Rob Carey, a former Navy CIO and deputy DoD CIO who now works for Cloudera Government Solutions, told Breaking Defense the contract is an “expected” but “necessary” move.

“The concept of Distributed Maritime Operations requires pervasive and trusted information dominance…secure trusted C2 across the fleet with both manned and unmanned vessels, along with joint forces operating in space, air, and land domains to support national security objectives,” said Carey. “CANES can be the system that enables the Navy to become a data-centric force.”

A contract award is expected roughly one year after the RPF is published; Naval Information Warfare Systems Command is managing the acquisition.

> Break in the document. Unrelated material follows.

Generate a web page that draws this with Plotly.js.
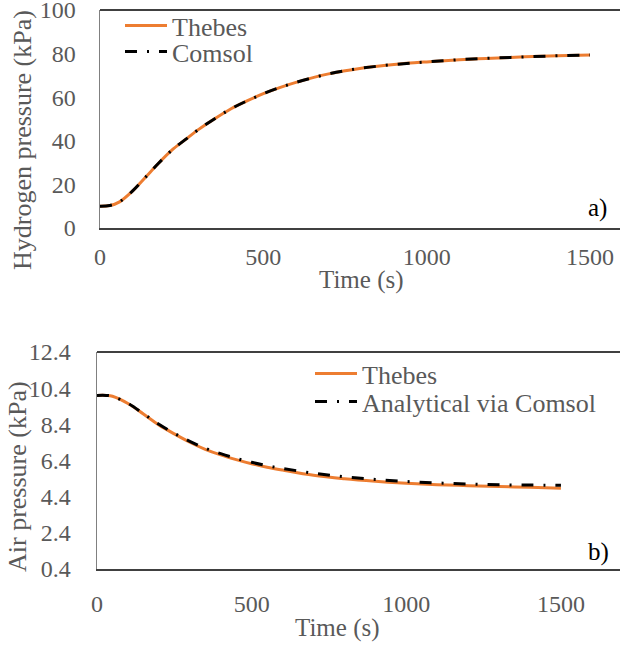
<!DOCTYPE html>
<html>
<head>
<meta charset="utf-8">
<script src="https://cdn.plot.ly/plotly-3.0.1.min.js"></script>
<style>html,body{margin:0;padding:0;background:#fff;}#chart{width:620px;height:646px;}</style>
</head>
<body>
<div id="chart"></div>
<script>
// ---- Data ----
// a) Hydrogen pressure
const timeH = [0, 30, 60, 100, 140, 180, 220, 260, 300, 350, 400, 450, 500, 550, 600, 700, 800, 900, 1000, 1100, 1200, 1300, 1400, 1500];
const thebesH = [10, 10.3, 12, 17, 23.4, 29.8, 35.7, 40.4, 45, 50, 54.6, 58.3, 61.6, 64.4, 66.8, 70.7, 73.3, 75.0, 76.2, 77.2, 77.9, 78.5, 79.0, 79.4];
const comsolH = [10, 10.3, 12, 17, 23.4, 29.8, 35.7, 40.4, 45, 50, 54.6, 58.3, 61.6, 64.4, 66.8, 70.7, 73.3, 75.0, 76.2, 77.2, 77.9, 78.5, 79.0, 79.4];
// b) Air pressure
const timeA = [0, 30, 50, 100, 150, 200, 250, 300, 350, 400, 450, 500, 550, 600, 700, 800, 900, 1000, 1100, 1200, 1300, 1400, 1500];
const thebesA = [10.0, 10.0, 9.95, 9.55, 8.97, 8.37, 7.87, 7.41, 7.02, 6.71, 6.45, 6.22, 6.03, 5.87, 5.58, 5.39, 5.25, 5.14, 5.06, 5.01, 4.96, 4.92, 4.87];
const comsolA = [10.0, 10.0, 9.95, 9.56, 8.99, 8.40, 7.90, 7.46, 7.08, 6.78, 6.52, 6.30, 6.11, 5.96, 5.70, 5.50, 5.35, 5.24, 5.16, 5.10, 5.06, 5.04, 5.03];
// Tick labels
const xTicks = [0, 500, 1000, 1500];
const yTicksH = [0, 20, 40, 60, 80, 100];
const yTicksA = [0.4, 2.4, 4.4, 6.4, 8.4, 10.4, 12.4];
const yTickTextA = ['0.4', '2.4', '4.4', '6.4', '8.4', '10.4', '12.4'];

const FONT = 'Liberation Serif, Times New Roman, serif';
const GREY = '#595959';
const ORANGE = '#ED7D31';
const DASH = '12px,10px,2px,10px';

const traces = [
  {x: timeH, y: thebesH, type: 'scatter', mode: 'lines', name: 'Thebes', line: {color: ORANGE, width: 3, shape: 'spline'}, xaxis: 'x', yaxis: 'y', legend: 'legend'},
  {x: timeH, y: comsolH, type: 'scatter', mode: 'lines', name: 'Comsol', line: {color: '#000000', width: 3, dash: DASH, shape: 'spline'}, xaxis: 'x', yaxis: 'y', legend: 'legend2'},
  {x: timeA, y: thebesA, type: 'scatter', mode: 'lines', name: 'Thebes', line: {color: ORANGE, width: 3, shape: 'spline'}, xaxis: 'x2', yaxis: 'y2', legend: 'legend3'},
  {x: timeA, y: comsolA, type: 'scatter', mode: 'lines', name: 'Analytical via Comsol', line: {color: '#000000', width: 3, dash: DASH, shape: 'spline'}, xaxis: 'x2', yaxis: 'y2', legend: 'legend4'}
];

const H = 646, W = 620;
const py = v => 1 - v / H; // pixel-from-top to paper
const px = v => v / W;

const axisCommon = {
  showgrid: false, zeroline: false, ticks: '', showline: true, ticklabeloverflow: 'allow',
  tickfont: {family: FONT, size: 24, color: GREY}, fixedrange: true
};

function legendAt(left, top) {
  return {
    x: px(left), y: py(top), xanchor: 'left', yanchor: 'top', bgcolor: 'rgba(0,0,0,0)',
    font: {family: FONT, size: 26, color: GREY}, itemwidth: 42, tracegroupgap: 0
  };
}

const layout = {
  width: W, height: H,
  margin: {l: 0, r: 0, t: 0, b: 0},
  paper_bgcolor: '#ffffff', plot_bgcolor: '#ffffff',
  font: {family: FONT, color: GREY},
  showlegend: true,
  xaxis: Object.assign({}, axisCommon, {
    domain: [px(100), 1], range: [0, 1592], tickvals: xTicks, linecolor: '#404040', linewidth: 1.5,
    anchor: 'y', ticklabelstandoff: 7
  }),
  yaxis: Object.assign({}, axisCommon, {
    domain: [py(228), py(10)], range: [0, 100], tickvals: yTicksH, linecolor: '#808080', linewidth: 1.5,
    anchor: 'x', ticklabelstandoff: 18
  }),
  xaxis2: Object.assign({}, axisCommon, {
    domain: [px(97), 1], range: [0, 1691], tickvals: xTicks, linecolor: '#404040', linewidth: 1.5,
    anchor: 'y2', ticklabelstandoff: 13
  }),
  yaxis2: Object.assign({}, axisCommon, {
    domain: [py(569), py(352)], range: [0.4, 12.4], tickvals: yTicksA, ticktext: yTickTextA,
    linecolor: '#808080', linewidth: 1.5, anchor: 'x2', ticklabelstandoff: 20
  }),
  legend: legendAt(120, 2),
  legend2: legendAt(120, 28),
  legend3: legendAt(310, 350),
  legend4: legendAt(310, 378),
  shapes: [
    {type: 'line', xref: 'x domain', yref: 'y domain', x0: 0, x1: 1, y0: 1, y1: 1, line: {color: '#000000', width: 1.5}},
    {type: 'line', xref: 'x2 domain', yref: 'y2 domain', x0: 0, x1: 1, y0: 1, y1: 1, line: {color: '#000000', width: 1.5}}
  ],
  annotations: [
    {text: 'Hydrogen pressure (kPa)', xref: 'paper', yref: 'paper', x: px(22), y: py(140), textangle: -90, showarrow: false, font: {family: FONT, size: 26, color: GREY}, xanchor: 'center', yanchor: 'middle'},
    {text: 'Time (s)', xref: 'paper', yref: 'paper', x: px(361), y: py(280), showarrow: false, font: {family: FONT, size: 25, color: GREY}, xanchor: 'center', yanchor: 'middle'},
    {text: 'a)', xref: 'paper', yref: 'paper', x: px(597), y: py(208), showarrow: false, font: {family: FONT, size: 25, color: '#000000'}, xanchor: 'center', yanchor: 'middle'},
    {text: 'Air pressure (kPa)', xref: 'paper', yref: 'paper', x: px(17), y: py(477), textangle: -90, showarrow: false, font: {family: FONT, size: 26, color: GREY}, xanchor: 'center', yanchor: 'middle'},
    {text: 'Time (s)', xref: 'paper', yref: 'paper', x: px(337), y: py(628), showarrow: false, font: {family: FONT, size: 25, color: GREY}, xanchor: 'center', yanchor: 'middle'},
    {text: 'b)', xref: 'paper', yref: 'paper', x: px(598), y: py(552), showarrow: false, font: {family: FONT, size: 25, color: '#000000'}, xanchor: 'center', yanchor: 'middle'}
  ]
};

Plotly.newPlot('chart', traces, layout, {staticPlot: true, displayModeBar: false});
</script>
</body>
</html>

CANES will “replace and modernize existing afloat networks with the necessary hardware, software and enterprise services infrastructure to enable information warfare from and within the tactical domain,” according to the Navy’s fiscal 2022 budget justification book.

“CANES provides complete infrastructure inclusive of hardware, software, processing, storage and end user devices for the Unclassified, Coalition, Secret and Sensitive Compartmented Information (SCI) enclaves to a wide variety of Navy surface combatants, submarines and Maritime Operations Centers,” the budget books continue.

The contract itself will be a multiple award, indefinite delivery indefinite quantity contract with a 10-year ordering period. In other words, the Navy plans on establishing a long-term contracting vehicle open to a large pool of companies that can compete for work to provide CANES production units, develop software, perform maintenance and provide spare parts.